• Work to complete: Starting at the first line of the listing below, repeat each line exactly until the line containing "ax.xaxis.set_label_coords(0.5, -0.108)", which you include. Leave out pictures.

——————————

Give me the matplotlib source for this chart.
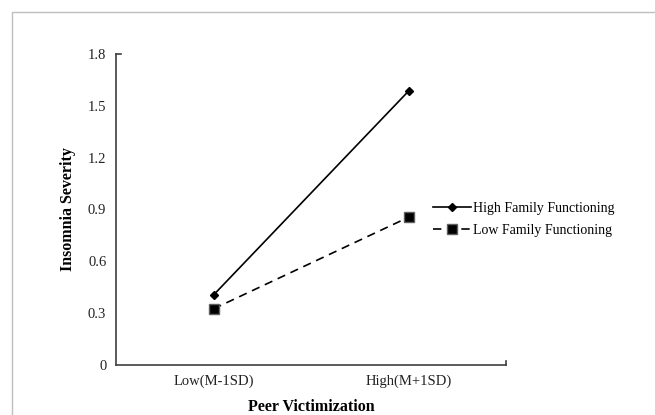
import matplotlib.pyplot as plt
from matplotlib.patches import Rectangle

# data
categories = ['Low(M-1SD)', 'High(M+1SD)']
high_family = [0.405, 1.585]
low_family = [0.325, 0.855]
y_ticks = [0, 0.3, 0.6, 0.9, 1.2, 1.5, 1.8]
y_tick_labels = ['0', '0.3', '0.6', '0.9', '1.2', '1.5', '1.8']

plt.rcParams['font.family'] = ['Liberation Serif', 'DejaVu Serif']

fig = plt.figure(figsize=(6.55, 4.15), dpi=100)

# light grey chart-area frame (runs off the right and bottom edges)
fig.patches.append(Rectangle((12 / 655, -0.1), 1.0, 1 - 12 / 415 + 0.1,
                             transform=fig.transFigure, fill=False,
                             edgecolor='#bfbfbf', linewidth=1.0))

ax = fig.add_axes([116 / 655, 50 / 415, 390 / 655, 311 / 415])

x = list(range(len(categories)))
ax.plot(x, high_family, color='black', linewidth=1.2, marker='D',
        markersize=4.5, label='High Family Functioning')
ax.plot(x, low_family, color='black', linewidth=1.2, linestyle=(0, (5, 3.5)),
        marker='s', markersize=6.5, markeredgecolor='#606060',
        label='Low Family Functioning')

ax.set_xlim(-0.5, 1.5)
ax.set_ylim(0, 1.8)
ax.set_xticks(x)
ax.set_xticklabels(categories)
ax.set_yticks(y_ticks)
ax.set_yticklabels(y_tick_labels)
ax.tick_params(axis='both', length=0, labelsize=10.5, colors='#222222')
ax.tick_params(axis='y', pad=7)
ax.tick_params(axis='x', pad=7)

# little end caps like the original excel axes
ax.plot([0, 0.012], [1, 1], transform=ax.transAxes, color='#404040',
        linewidth=1.2, clip_on=False)
ax.plot([1, 1], [0, 0.012], transform=ax.transAxes, color='#404040',
        linewidth=1.2, clip_on=False)

for side in ['top', 'right']:
    ax.spines[side].set_visible(False)
for side in ['left', 'bottom']:
    ax.spines[side].set_color('#404040')
    ax.spines[side].set_linewidth(1.2)

ax.set_ylabel('Insomnia Severity', fontsize=11.5, fontweight='bold')
ax.set_xlabel('Peer Victimization', fontsize=11.5, fontweight='bold')
ax.yaxis.set_label_coords(-0.103, 0.5)
ax.xaxis.set_label_coords(0.5, -0.108)

fig.legend(loc='upper left', bbox_to_anchor=(433 / 655, 1 - 202 / 415),
           frameon=False, fontsize=10, handlelength=2.7, handletextpad=0.2,
           labelspacing=0.65, borderpad=0, borderaxespad=0)

fig.savefig('out.png', dpi=100)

——————————

• Answer to this task:
Give me the matplotlib source for this chart.
import matplotlib.pyplot as plt
from matplotlib.patches import Rectangle

# data
categories = ['Low(M-1SD)', 'High(M+1SD)']
high_family = [0.405, 1.585]
low_family = [0.325, 0.855]
y_ticks = [0, 0.3, 0.6, 0.9, 1.2, 1.5, 1.8]
y_tick_labels = ['0', '0.3', '0.6', '0.9', '1.2', '1.5', '1.8']

plt.rcParams['font.family'] = ['Liberation Serif', 'DejaVu Serif']

fig = plt.figure(figsize=(6.55, 4.15), dpi=100)

# light grey chart-area frame (runs off the right and bottom edges)
fig.patches.append(Rectangle((12 / 655, -0.1), 1.0, 1 - 12 / 415 + 0.1,
                             transform=fig.transFigure, fill=False,
                             edgecolor='#bfbfbf', linewidth=1.0))

ax = fig.add_axes([116 / 655, 50 / 415, 390 / 655, 311 / 415])

x = list(range(len(categories)))
ax.plot(x, high_family, color='black', linewidth=1.2, marker='D',
        markersize=4.5, label='High Family Functioning')
ax.plot(x, low_family, color='black', linewidth=1.2, linestyle=(0, (5, 3.5)),
        marker='s', markersize=6.5, markeredgecolor='#606060',
        label='Low Family Functioning')

ax.set_xlim(-0.5, 1.5)
ax.set_ylim(0, 1.8)
ax.set_xticks(x)
ax.set_xticklabels(categories)
ax.set_yticks(y_ticks)
ax.set_yticklabels(y_tick_labels)
ax.tick_params(axis='both', length=0, labelsize=10.5, colors='#222222')
ax.tick_params(axis='y', pad=7)
ax.tick_params(axis='x', pad=7)

# little end caps like the original excel axes
ax.plot([0, 0.012], [1, 1], transform=ax.transAxes, color='#404040',
        linewidth=1.2, clip_on=False)
ax.plot([1, 1], [0, 0.012], transform=ax.transAxes, color='#404040',
        linewidth=1.2, clip_on=False)

for side in ['top', 'right']:
    ax.spines[side].set_visible(False)
for side in ['left', 'bottom']:
    ax.spines[side].set_color('#404040')
    ax.spines[side].set_linewidth(1.2)

ax.set_ylabel('Insomnia Severity', fontsize=11.5, fontweight='bold')
ax.set_xlabel('Peer Victimization', fontsize=11.5, fontweight='bold')
ax.yaxis.set_label_coords(-0.103, 0.5)
ax.xaxis.set_label_coords(0.5, -0.108)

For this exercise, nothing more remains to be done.